Carlos Fuentes’ “How I Started to Write” touches on all 5 of the BIG AP English questions. The one he uses most interestingly is Style. The way he portrays his life in the essay is so complex and yet I could imagine him perfectly as this hodge-podge of cultures. We are not meant to be told what he wants to express, but by giving us his personal stories we are shown his purpose. The purpose of this essay to me is “cultures are not isolated, and perish when deprived of contact with what is different and challenging”. In simpler terms he is pointing out that culture is not culture if there is nothing to compare it to. It is not culture if it is not different from other customs and traditions. This purpose however is widespread for other ideas. We as human beings are not who we are, are not unique, if we have no one to compare ourselves with. Fuentes has another purpose though. He is trying to convey the importance of language in order to express culture and history. Through this expression we create our own cultural identity. Fuentes love of Argentinean and Latin poets is because of their expression of what their country was, who it came from. Early in the essay Fuentes speaks of America and what it was in his mind and its reality. America was “ the impression of a country identified with its own highest principles: political democracy, economic well-being, and faith in its human resources…” The reality of America was unemployment and starvation caused by the Dust Bowl. Having read the book “The Grapes of Wrath”, this image is all too real to me. Fuentes lived in America in the time of the writing of Mark Twain and John Steinbeck and came to know the truth of America through these authors. His love and connection with words and language only flourished thereafter.

Thursday, August 23, 2007

What I Think of My English Class (so far)

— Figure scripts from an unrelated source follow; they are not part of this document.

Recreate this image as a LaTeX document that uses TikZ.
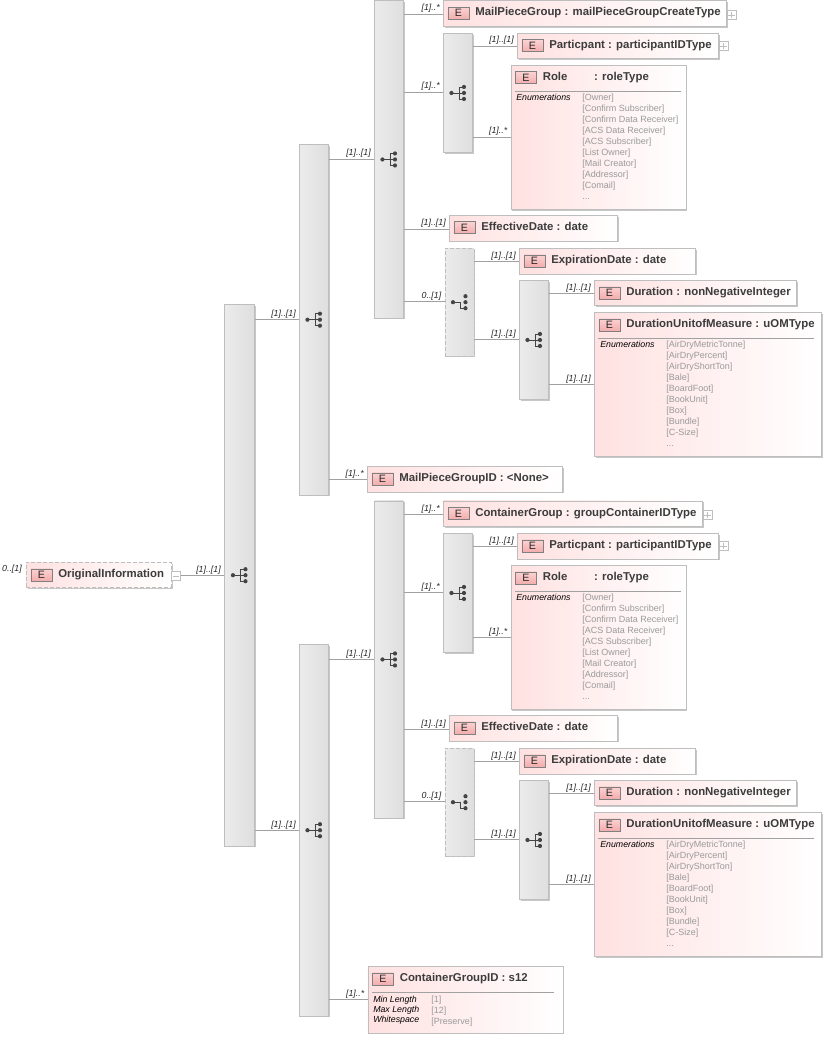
\documentclass[tikz,border=0pt]{standalone}
\usepackage{fontspec}
\setmainfont{Liberation Sans}
\usetikzlibrary{shadows}
\definecolor{pk}{HTML}{FFD2D2}
\definecolor{edge}{HTML}{BEBEBE}
\definecolor{titlec}{HTML}{3C3C3C}
\definecolor{valc}{HTML}{9A9A9A}
\definecolor{bl}{HTML}{F2F2F2}
\definecolor{br}{HTML}{D8D8D8}
\definecolor{ico}{HTML}{444444}
\definecolor{el}{HTML}{FFE4E4}
\definecolor{er}{HTML}{F09A9A}
\pgfdeclarehorizontalshading{pinkfade}{100bp}{color(0bp)=(pk);color(75bp)=(white);color(100bp)=(white)}
\pgfdeclarehorizontalshading{barfade}{100bp}{color(0bp)=(bl);color(100bp)=(br)}
\pgfdeclareverticalshading{efade}{100bp}{color(0bp)=(er);color(100bp)=(el)}
\tikzset{
  softshadow/.style={drop shadow={shadow xshift=.9pt,shadow yshift=-.9pt,fill=black,opacity=.22}},
  box/.style={draw=edge,line width=.7pt,inner sep=0pt,anchor=north west,shading=pinkfade,softshadow},
  bar/.style={draw=edge,line width=.7pt,inner sep=0pt,anchor=north west,shading=barfade,softshadow},
  opt/.style={dash pattern=on 3pt off 1.5pt},
  conn/.style={draw=edge!85!black,line width=.6pt},
  mult/.style={inner sep=0pt,anchor=base east,font=\fontsize{6.6}{8}\selectfont\itshape,text=black!85},
  titletxt/.style={inner sep=0pt,anchor=base west,font=\fontsize{8.55}{10}\selectfont\bfseries,text=titlec},
  etag/.style={draw=black!50,line width=.5pt,inner sep=0pt,anchor=north west,minimum width=16pt,minimum height=9pt,shading=efade,font=\fontsize{8}{8}\selectfont,text=black!85,text depth=0pt},
  facetkey/.style={inner sep=0pt,anchor=north west,align=left,font=\fontsize{6.6}{8}\selectfont\itshape,text=black},
  facetval/.style={inner sep=0pt,anchor=north west,align=left,font=\fontsize{6.75}{8.25}\selectfont,text=valc},
  tog/.style={draw=edge,line width=.5pt,fill=white,inner sep=0pt,minimum size=6.8pt,anchor=north west},
  rule/.style={draw=edge!85!black,line width=.6pt},
}
\newcommand{\nl}{\\{}}
\newcommand{\elembox}[7][]{% opts, id, x, y, w, h, title
  \node[box,#1,minimum width=#5*.75pt,minimum height=#6*.75pt] (#2) at (#3,#4) {};
  \node[etag] (#2-e) at (#3+4.5,#4+6.5) {E};
  \node[titletxt] (#2-t) at (#3+32,#4+15.5) {#7};
}
\newcommand{\seqbar}[6][]{% opts, id, x, y, w, h
  \node[bar,#1,minimum width=#5*.75pt,minimum height=#6*.75pt] (#2) at (#3,#4) {};
}
\newcommand{\seqicon}[1]{%
  \begin{scope}[shift={(#1.center)}]
    \draw[ico,line width=.6pt] (-6,0) -- (1,0) (1,-6) -- (1,6) (1,-6) -- (6,-6) (1,0) -- (6,0) (1,6) -- (6,6);
    \fill[ico] (-6.5,0) circle[radius=2.1] (6,-6) circle[radius=2.1] (6,0) circle[radius=2.1] (6,6) circle[radius=2.1];
  \end{scope}}
\newcommand{\choiceicon}[1]{%
  \begin{scope}[shift={(#1.center)}]
    \draw[ico,line width=.6pt] (-6,0) -- (1,0) -- (1,6) -- (6,6);
    \fill[ico] (-6.5,0) circle[radius=2.1] (6,-6) circle[radius=2.1] (6,0) circle[radius=2.1] (6,6) circle[radius=2.1];
  \end{scope}}
\newcommand{\linkup}[4]{% from, to, y, label
  \draw[conn] (#1.east |- 0,#3) -- (#2.west |- 0,#3);
  \path (#2.west |- 0,#3) ++(-3,-3) node[mult] (#1-#2-m) {#4};
}
\newcommand{\togbox}[4]{% id, x, y, plus or minus
  \node[tog] (#1) at (#2,#3) {};
  \draw[edge,line width=.5pt] ([xshift=1.3pt]#1.west) -- ([xshift=-1.3pt]#1.east);
  \ifx#4p\draw[edge,line width=.5pt] ([yshift=1.3pt]#1.south) -- ([yshift=-1.3pt]#1.north);\fi
}
\newcommand{\branch}[4]{% prefix, head title, head width, head toggle x
  \seqbar{#1s}{374}{0.5}{29}{317}
  \seqicon{#1s}
  \elembox{#1g}{443}{0.5}{#3}{25.5}{#2}
  \togbox{#1gt}{#4}{10}{p}
  \seqbar{#1r}{443}{33}{29}{119}
  \seqicon{#1r}
  \elembox{#1p}{517}{33}{201}{25.5}{Particpant : participantIDType}
  \togbox{#1pt}{718.5}{41}{p}
  \elembox{#1o}{510.5}{65}{175}{144}{Role\hspace{20pt}: roleType}
  \draw[rule] (514.5,91) -- (681,91);
  \node[facetkey] (#1ok) at (516,94) {Enumerations};
  \node[facetval] (#1ov) at (582,94) {[Owner]\nl [Confirm Subscriber]\nl [Confirm Data Receiver]\nl [ACS Data Receiver]\nl [ACS Subscriber]\nl [List Owner]\nl [Mail Creator]\nl [Addressor]\nl [Comail]\nl ...};
  \elembox{#1f}{449}{215}{168}{25.5}{EffectiveDate : date}
  \seqbar[opt]{#1c}{444.5}{248}{29}{107.5}
  \choiceicon{#1c}
  \elembox{#1x}{519}{248}{176}{25.5}{ExpirationDate : date}
  \seqbar{#1u}{519}{280}{29}{119}
  \seqicon{#1u}
  \elembox{#1d}{594}{280}{202}{25}{Duration : nonNegativeInteger}
  \elembox{#1m}{594}{312}{227}{144}{DurationUnitofMeasure : uOMType}
  \draw[rule] (598,338) -- (814,338);
  \node[facetkey] (#1mk) at (600,341) {Enumerations};
  \node[facetval] (#1mv) at (666,341) {[AirDryMetricTonne]\nl [AirDryPercent]\nl [AirDryShortTon]\nl [Bale]\nl [BoardFoot]\nl [BookUnit]\nl [Box]\nl [Bundle]\nl [C-Size]\nl ...};
  \linkup{#1s}{#1g}{14}{[1]..*}
  \linkup{#1s}{#1r}{92}{[1]..*}
  \linkup{#1s}{#1f}{229}{[1]..[1]}
  \linkup{#1s}{#1c}{301}{0..[1]}
  \linkup{#1r}{#1p}{46}{[1]..[1]}
  \linkup{#1r}{#1o}{137}{[1]..*}
  \linkup{#1c}{#1x}{261}{[1]..[1]}
  \linkup{#1c}{#1u}{339}{[1]..[1]}
  \linkup{#1u}{#1d}{293}{[1]..[1]}
  \linkup{#1u}{#1m}{384}{[1]..[1]}
}
\begin{document}
\begin{tikzpicture}[x=.75pt,y=-.75pt]
\useasboundingbox (0,0) rectangle (827,1041);
% root
\elembox[opt]{root}{26}{562}{145}{25}{OriginalInformation}
\togbox{rootm}{171}{571}{m}
\node[mult] (rootmult) at (22,571.5) {0..[1]};
\seqbar{main}{224}{304}{30}{541.5}
\seqicon{main}
\seqbar{upper}{299}{144}{29}{350.5}
\seqicon{upper}
\seqbar{lower}{299}{644}{29}{371.5}
\seqicon{lower}
\branch{a}{MailPieceGroup : mailPieceGroupCreateType}{283}{726.5}
\begin{scope}[shift={(0,500)}]
\branch{b}{ContainerGroup : groupContainerIDType}{259}{702.5}
\end{scope}
\elembox{gid}{367}{466}{195}{25.5}{MailPieceGroupID : <None>}
\elembox{cid}{367.5}{966}{195}{66.5}{ContainerGroupID : s12}
\draw[rule] (372,992) -- (554,992);
\node[facetkey] (cidk) at (373,996) {Min Length\\[-.4pt] Max Length\\[-.4pt] Whitespace};
\node[facetval] (cidv) at (431,996) {[1]\\[-.2pt] [12]\\[-.2pt] [Preserve]};
\linkup{rootm}{main}{575}{[1]..[1]}
\linkup{main}{upper}{319}{[1]..[1]}
\linkup{main}{lower}{830}{[1]..[1]}
\linkup{upper}{as}{159}{[1]..[1]}
\linkup{upper}{gid}{479}{[1]..*}
\linkup{lower}{bs}{659}{[1]..[1]}
\linkup{lower}{cid}{999}{[1]..*}
\end{tikzpicture}
\end{document}
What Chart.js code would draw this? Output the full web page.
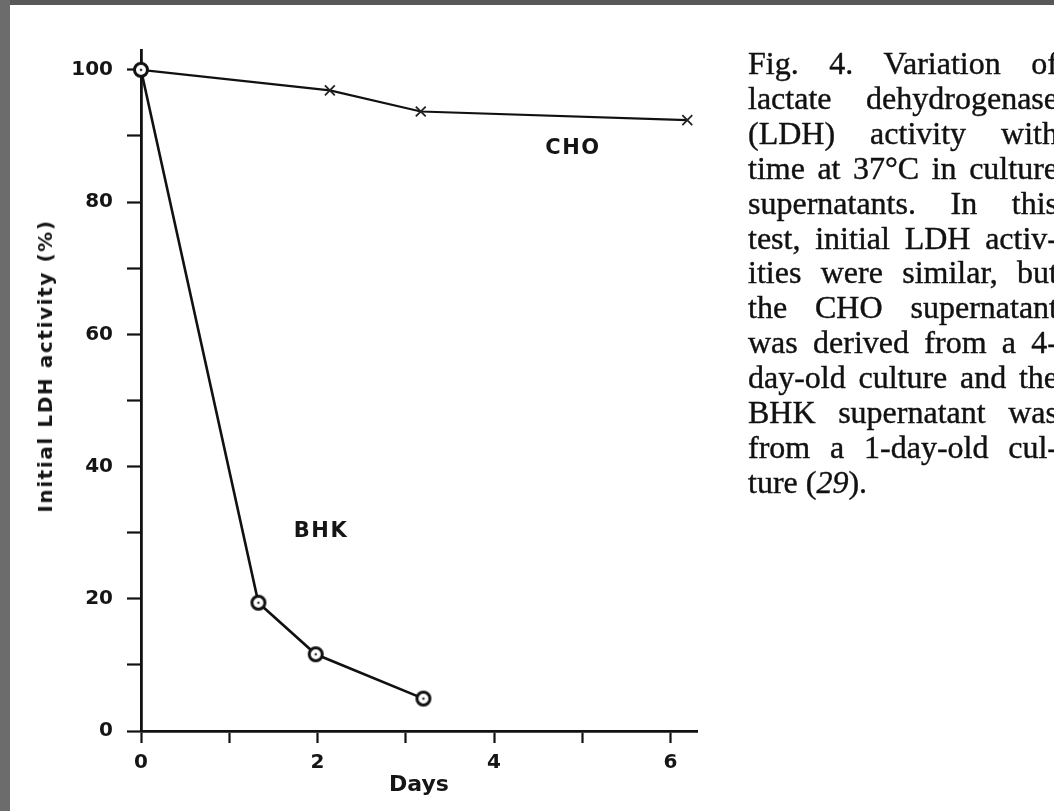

My English class is the one period in the day I look forward to going to. I think the entire class always has something interesting and enlightening to say. My favorite moments are the ones when I hear a peer’s idea and a light bulb goes on in my head and I think “Now why didn’t I think of that?”. I think the topics we contemplate and discuss are not considered important in much of our American culture because most people do not have the education or intelligence level we do. I believe this is the reason the topics are brought up. They are brought to our attention because we are the ones who have the power to change what we believe is wrong. We are all going to one of the finest private high schools in one of the largest cities in the Midwest. We will all go on to top colleges and push ourselves to be the best we can be. But there is more importance to our futures than simply that. Do you honestly think the only reason we are expected to do community service is because it looks good on college applications? Do you think we have core values simply because it makes a comfortable and safe environment for us all to work in? We have these expectations for reasons deeper than that. I believe that in the world we live in, we students are given the greatest possibility for great lives, to achieve great things. We are meant to do more with what University and our parents are giving us than just get into prestigious colleges and land prominent jobs. We are meant to help people who cannot help themselves. We will strive for excellence in our lives and come damn near to achieving it. That is what we are meant to do, but there is more significance to it.
In the book “Nickel and Dimed” the scariest fact I came to understand about living the minimum wage life is you can never pull yourself out of it. You are surviving on your wages, not saving for college. We are already ahead of half of the United State and most of us are only seventeen. The futures ahead of us are promising and hold so much possibility. I think only Spiderman’s uncle could say it better. “With great power comes great responsibility.”